**Exercise brief:**
Retype the data exactly, from its first line to the line containing "1.18, 0.95, 0.75];", including both, and skip any picture.

**Data shown:**
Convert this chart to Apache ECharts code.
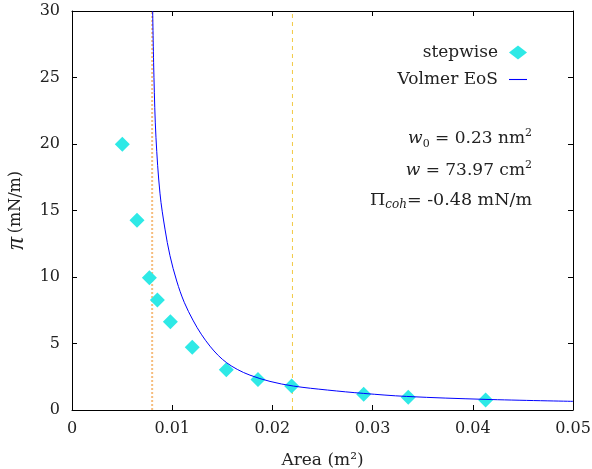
<!DOCTYPE html>
<html>
<head>
<meta charset="utf-8">
<script src="https://cdn.jsdelivr.net/npm/echarts@6/dist/echarts.min.js"></script>
<style>
html,body{margin:0;padding:0;background:#fff;}
#c{width:592px;height:469px;}
</style>
</head>
<body>
<div id="c"></div>
<script>
// stepwise data (Area in m^2, surface pressure in mN/m)
const areaStep = [0.00502, 0.00649, 0.00772, 0.00852, 0.00982, 0.0120, 0.0154, 0.01856, 0.02192, 0.02911, 0.03356, 0.04128];
const piStep   = [19.98, 14.26, 9.95, 8.27, 6.64, 4.71, 3.03, 2.30, 1.80, 1.18, 0.95, 0.75];

// Volmer EoS curve
const areaFit = [0.00805, 0.00818, 0.00838, 0.00878, 0.00928, 0.00978, 0.01045, 0.01120, 0.01211, 0.01290, 0.01377, 0.01460, 0.01544, 0.01650, 0.01776, 0.01976, 0.02209, 0.02550, 0.02907, 0.03340, 0.04122, 0.05000];
const piFit   = [30.0, 25.0, 20.5, 16.3, 13.6, 11.6, 9.7, 8.1, 6.7, 5.7, 4.8, 4.1, 3.55, 3.05, 2.62, 2.15, 1.80, 1.50, 1.25, 1.02, 0.80, 0.65];

// vertical reference lines (x positions) and the y span they cover
const vLineDotted = 0.008;
const vLineDashed = 0.022;
const vSpan = [0, 30];

const xTicks = [0, 0.01, 0.02, 0.03, 0.04, 0.05];
const yTicks = [0, 5, 10, 15, 20, 25, 30];

const FONT = 'DejaVu Serif';
const chart = echarts.init(document.getElementById('c'), null, {renderer: 'canvas'});

function axisCommon() {
  return {
    axisLine: {show: true, onZero: false, lineStyle: {color: '#000', width: 1}},
    axisTick: {show: true, inside: true, length: 5, lineStyle: {color: '#000'}},
    splitLine: {show: false}
  };
}

chart.setOption({
  animation: false,
  backgroundColor: '#fff',
  textStyle: {fontFamily: FONT},
  grid: {left: 72, right: 19, top: 11, bottom: 59, outerBoundsMode: 'none', containLabel: false},
  xAxis: [
    Object.assign({
      type: 'value', min: xTicks[0], max: xTicks[xTicks.length - 1], interval: 0.01,
      position: 'bottom',
      axisLabel: {color: '#222', fontFamily: FONT, fontSize: 16, margin: 11,
        formatter: v => (v === 0 ? '0' : String(+v.toFixed(2)))},
      name: 'Area (m²)', nameLocation: 'middle', nameGap: 42,
      nameTextStyle: {color: '#222', fontFamily: FONT, fontSize: 17}
    }, axisCommon()),
    Object.assign({
      type: 'value', min: 0, max: 0.05, interval: 0.01, position: 'top',
      axisLabel: {show: false}
    }, axisCommon())
  ],
  yAxis: [
    Object.assign({
      type: 'value', min: yTicks[0], max: yTicks[yTicks.length - 1], interval: 5,
      position: 'left',
      axisLabel: {color: '#222', fontFamily: FONT, fontSize: 16, margin: 12},
      name: '{p|π} {u|(mN/m)}', nameLocation: 'middle', nameRotate: 90, nameGap: 42,
      nameTextStyle: {
        color: '#222', fontFamily: FONT,
        rich: {
          p: {fontSize: 26, fontFamily: 'Liberation Serif', fontStyle: 'italic', color: '#222'},
          u: {fontSize: 16, fontFamily: FONT, color: '#222'}
        }
      }
    }, axisCommon()),
    Object.assign({
      type: 'value', min: 0, max: 30, interval: 5, position: 'right',
      axisLabel: {show: false}
    }, axisCommon())
  ],
  legend: {
    orient: 'vertical', right: 65, top: 44, align: 'right', padding: 0,
    itemWidth: 18, itemHeight: 14, itemGap: 10,
    textStyle: {fontFamily: FONT, fontSize: 17, color: '#222', padding: [0, 6, 0, 0]},
    data: [
      {name: 'stepwise', icon: 'diamond'},
      {name: 'Volmer EoS', icon: 'path://M0,0 L20,0 L20,1.2 L0,1.2 Z'}
    ]
  },
  graphic: [
    {
      type: 'text', right: 60, top: 128,
      style: {
        text: '{i|w}{s|0}{n| = 0.23 nm}{p|2}',
        textAlign: 'right',
        rich: {
          i: {fontFamily: FONT, fontSize: 17, fontStyle: 'italic', fill: '#222', lineHeight: 22},
          n: {fontFamily: FONT, fontSize: 17, fill: '#222', lineHeight: 22},
          s: {fontFamily: FONT, fontSize: 11, fill: '#222', verticalAlign: 'bottom', lineHeight: 22},
          p: {fontFamily: FONT, fontSize: 11, fill: '#222', verticalAlign: 'top', lineHeight: 22}
        }
      }
    },
    {
      type: 'text', right: 60, top: 160,
      style: {
        text: '{i|w}{n| = 73.97 cm}{p|2}',
        textAlign: 'right',
        rich: {
          i: {fontFamily: FONT, fontSize: 17, fontStyle: 'italic', fill: '#222', lineHeight: 22},
          n: {fontFamily: FONT, fontSize: 17, fill: '#222', lineHeight: 22},
          p: {fontFamily: FONT, fontSize: 11, fill: '#222', verticalAlign: 'top', lineHeight: 22}
        }
      }
    },
    {
      type: 'text', right: 60, top: 191,
      style: {
        text: '{n|Π}{s|coh}{n|= -0.48 mN/m}',
        textAlign: 'right',
        rich: {
          n: {fontFamily: FONT, fontSize: 17.5, fill: '#222', lineHeight: 22},
          s: {fontFamily: FONT, fontSize: 12, fontStyle: 'italic', fill: '#222', verticalAlign: 'bottom', lineHeight: 22}
        }
      }
    }
  ],
  series: [
    {
      name: 'vdotted', type: 'line', showSymbol: false, symbol: 'none', silent: true,
      lineStyle: {color: '#f6bd7e', type: [2, 2], width: 2},
      data: vSpan.map(y => [vLineDotted, y]), z: 1
    },
    {
      name: 'vdashed', type: 'line', showSymbol: false, symbol: 'none', silent: true,
      lineStyle: {color: '#f2c943', type: [4, 4], width: 1},
      data: vSpan.map(y => [vLineDashed, y]), z: 1
    },
    {
      name: 'stepwise', type: 'scatter', symbol: 'diamond', symbolSize: 15,
      itemStyle: {color: '#2ee9e6', opacity: 1},
      data: areaStep.map((a, i) => [a, piStep[i]]),
      z: 3
    },
    {
      name: 'Volmer EoS', type: 'line', showSymbol: false, symbol: 'none',
      smooth: 0.35, clip: true,
      lineStyle: {color: '#0000ff', width: 1},
      itemStyle: {color: '#0000ff'},
      data: areaFit.map((a, i) => [a, piFit[i]]),
      z: 4
    }
  ]
});
</script>
</body>
</html>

**The reply:**
Convert this chart to Apache ECharts code.
<!DOCTYPE html>
<html>
<head>
<meta charset="utf-8">
<script src="https://cdn.jsdelivr.net/npm/echarts@6/dist/echarts.min.js"></script>
<style>
html,body{margin:0;padding:0;background:#fff;}
#c{width:592px;height:469px;}
</style>
</head>
<body>
<div id="c"></div>
<script>
// stepwise data (Area in m^2, surface pressure in mN/m)
const areaStep = [0.00502, 0.00649, 0.00772, 0.00852, 0.00982, 0.0120, 0.0154, 0.01856, 0.02192, 0.02911, 0.03356, 0.04128];
const piStep   = [19.98, 14.26, 9.95, 8.27, 6.64, 4.71, 3.03, 2.30, 1.80, 1.18, 0.95, 0.75];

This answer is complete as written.